Dynamical time and celestial mechanics

Orbital elements (a, e, i, Ω, ω, M)
Six parameters that define a Keplerian orbit: semi-major axis (a), eccentricity (e), inclination (i), longitude of ascending node (Ω), argument of perigee (ω), mean anomaly (M).
Mean anomaly (M)
M = n × (t - tp), where n = mean motion and tp = perigee epoch. Increases linearly with time.
Eccentric anomaly (E)
Solves the Kepler equation: M = E - e sin(E). Solved iteratively.
True anomaly (ν)
Actual angle of the body from perigee, measured at the focus.
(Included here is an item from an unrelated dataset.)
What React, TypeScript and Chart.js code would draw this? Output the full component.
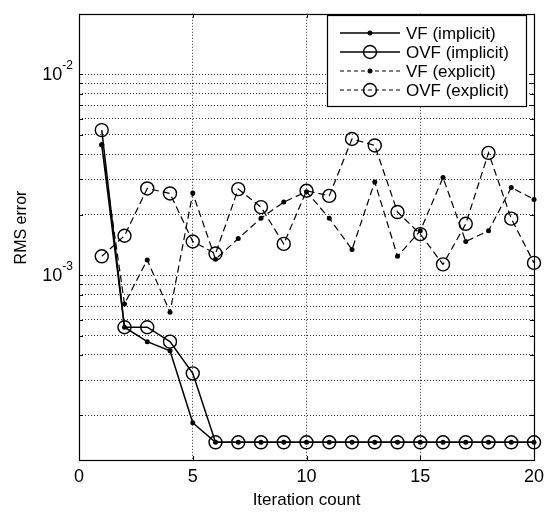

Relates to E via tan(ν/2) = sqrt((1+e)/(1-e)) × tan(E/2).
Vis-viva
Orbital speed equation: v² = μ × (2/r - 1/a). For the Moon: v ~ 1.022 km/s at perigee, ~0.964 km/s at apogee.
Delaunay argument
Set (D, ℓ, ℓ′, F) used in ELP-2000: D = Sun-Moon elongation, ℓ = mean anomaly of the Moon, ℓ′ = mean anomaly of the Sun, F = latitude argument.

Refraction and atmosphere

Atmospheric refraction
Bending of light rays by the atmosphere, lifting objects near the horizon. At the horizon: ~35 arcmin.
Bennett 1982
Classical refraction formula, valid 0° to 90°. Takes apparent altitude as input. Standard in marine navigation.
Saemundsson 1986
Inverse of Bennett: takes true altitude as input. More accurate at low altitude.
Horizon dip
For an observer above sea level, the horizon falls below the horizontal plane. Approx 0.0293 × sqrt(altitude_m).
Civil twilight
Sun between 0° and -6° below the horizon. Outdoor reading is still possible.
Nautical twilight
Sun between -6° and -12° below the horizon. Horizon still visible for sextant navigation.
Astronomical twilight
Sun between -12° and -18° below the horizon. Sky not yet fully dark for astronomical observation.

Geodesy and location

Geodetic latitude (φ)
Angle between the ellipsoid normal and the equatorial plane. This is what GPS reports. Differs from geocentric latitude by up to 0.19°.
Geocentric latitude (φ′)
Angle between the Earth-center vector and the equatorial plane. Used in some parallax computations.
Geographic longitude (λ)
Measured from the Greenwich meridian, positive eastward in the modern convention (IAU/IERS), positive westward in some older conventions (pre-2000 USNO).
Altitude (h)
Height above the WGS84 ellipsoid (geometric) or above mean sea level (orthometric). Difference = geoid undulation (up to ~100 m).
Parallax
Apparent position change of an object due to observer motion. Lunar: up to 1°. Solar: ~8.8 arcsec.
Lunar horizontal parallax
Angle subtended by the Earth radius from the Moon. On average: 0.95°. At perigee: 1.01°.